• Exercise goal
Produce a word-for-word copy of the listing below without its pictures.

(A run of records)
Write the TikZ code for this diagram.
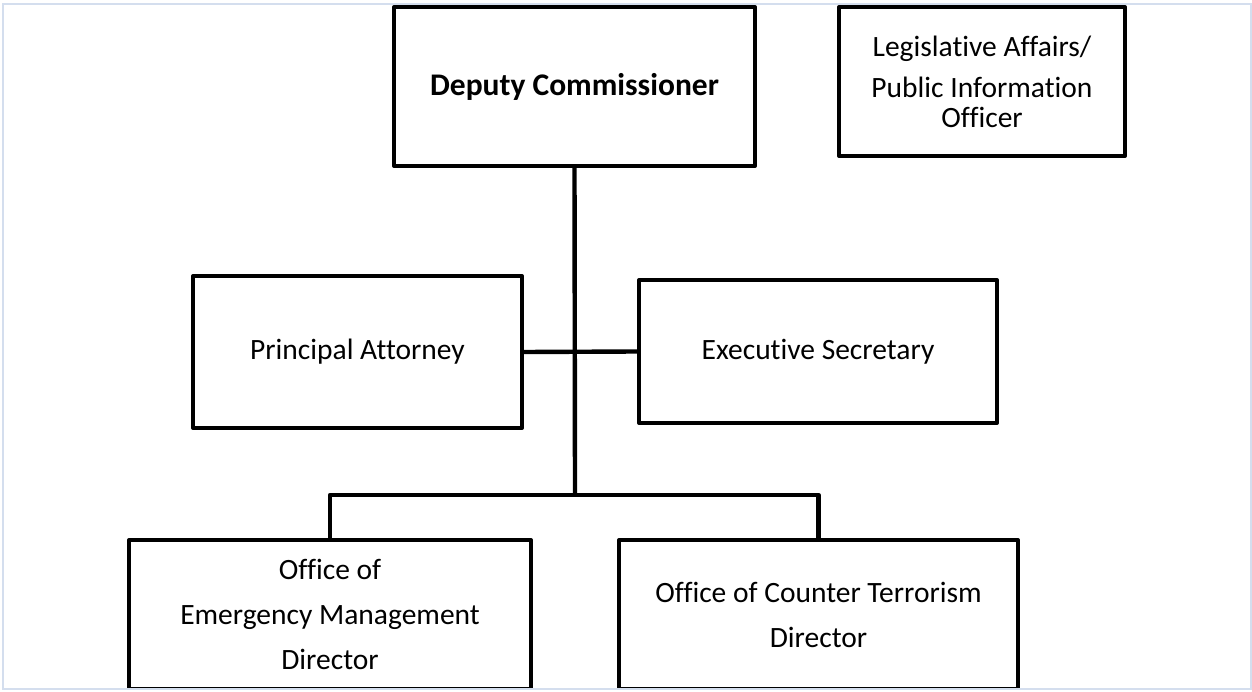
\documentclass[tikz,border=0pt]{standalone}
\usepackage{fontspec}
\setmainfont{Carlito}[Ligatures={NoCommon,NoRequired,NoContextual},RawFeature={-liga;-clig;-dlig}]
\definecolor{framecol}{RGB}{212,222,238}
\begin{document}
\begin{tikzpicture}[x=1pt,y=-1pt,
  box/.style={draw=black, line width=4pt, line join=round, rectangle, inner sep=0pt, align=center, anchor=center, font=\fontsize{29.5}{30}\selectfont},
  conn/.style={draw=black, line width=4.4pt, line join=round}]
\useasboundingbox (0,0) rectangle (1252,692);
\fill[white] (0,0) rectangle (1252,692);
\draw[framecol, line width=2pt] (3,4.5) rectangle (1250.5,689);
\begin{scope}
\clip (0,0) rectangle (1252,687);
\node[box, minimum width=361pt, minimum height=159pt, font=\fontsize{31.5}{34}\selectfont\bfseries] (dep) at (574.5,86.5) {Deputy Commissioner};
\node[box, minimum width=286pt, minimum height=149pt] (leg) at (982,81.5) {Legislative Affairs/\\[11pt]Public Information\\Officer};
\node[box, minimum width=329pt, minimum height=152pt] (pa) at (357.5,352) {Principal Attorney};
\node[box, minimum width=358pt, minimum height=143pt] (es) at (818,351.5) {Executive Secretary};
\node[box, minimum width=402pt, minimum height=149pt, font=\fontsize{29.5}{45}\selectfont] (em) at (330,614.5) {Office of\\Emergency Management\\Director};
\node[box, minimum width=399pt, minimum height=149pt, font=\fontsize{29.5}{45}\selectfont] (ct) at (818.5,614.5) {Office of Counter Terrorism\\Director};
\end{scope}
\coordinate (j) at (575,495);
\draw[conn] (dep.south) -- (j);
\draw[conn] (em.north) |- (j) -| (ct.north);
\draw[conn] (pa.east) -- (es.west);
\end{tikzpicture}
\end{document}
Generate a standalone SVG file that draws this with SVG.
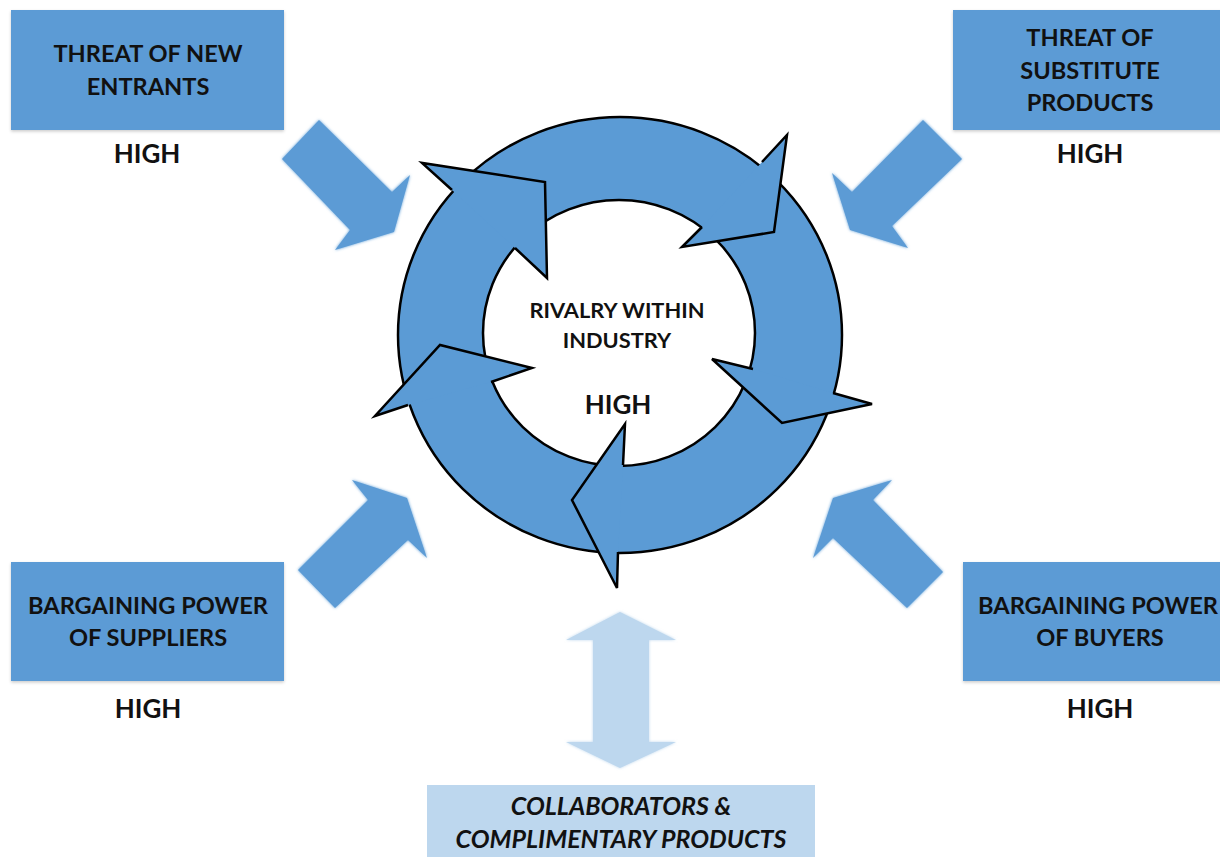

• Answer to this task
Write the TikZ code for this diagram.
\documentclass[tikz,border=0pt]{standalone}
\usepackage{fontspec}
\setmainfont{Carlito}[Ligatures={NoCommon,NoRequired,NoContextual},RawFeature={-liga;-clig;-dlig}]
\definecolor{framecol}{RGB}{212,222,238}
\begin{document}
\begin{tikzpicture}[x=1pt,y=-1pt,
  box/.style={draw=black, line width=4pt, line join=round, rectangle, inner sep=0pt, align=center, anchor=center, font=\fontsize{29.5}{30}\selectfont},
  conn/.style={draw=black, line width=4.4pt, line join=round}]
\useasboundingbox (0,0) rectangle (1252,692);
\fill[white] (0,0) rectangle (1252,692);
\draw[framecol, line width=2pt] (3,4.5) rectangle (1250.5,689);
\begin{scope}
\clip (0,0) rectangle (1252,687);
\node[box, minimum width=361pt, minimum height=159pt, font=\fontsize{31.5}{34}\selectfont\bfseries] (dep) at (574.5,86.5) {Deputy Commissioner};
\node[box, minimum width=286pt, minimum height=149pt] (leg) at (982,81.5) {Legislative Affairs/\\[11pt]Public Information\\Officer};
\node[box, minimum width=329pt, minimum height=152pt] (pa) at (357.5,352) {Principal Attorney};
\node[box, minimum width=358pt, minimum height=143pt] (es) at (818,351.5) {Executive Secretary};
\node[box, minimum width=402pt, minimum height=149pt, font=\fontsize{29.5}{45}\selectfont] (em) at (330,614.5) {Office of\\Emergency Management\\Director};
\node[box, minimum width=399pt, minimum height=149pt, font=\fontsize{29.5}{45}\selectfont] (ct) at (818.5,614.5) {Office of Counter Terrorism\\Director};
\end{scope}
\coordinate (j) at (575,495);
\draw[conn] (dep.south) -- (j);
\draw[conn] (em.north) |- (j) -| (ct.north);
\draw[conn] (pa.east) -- (es.west);
\end{tikzpicture}
\end{document}
Generate a standalone SVG file that draws this with SVG.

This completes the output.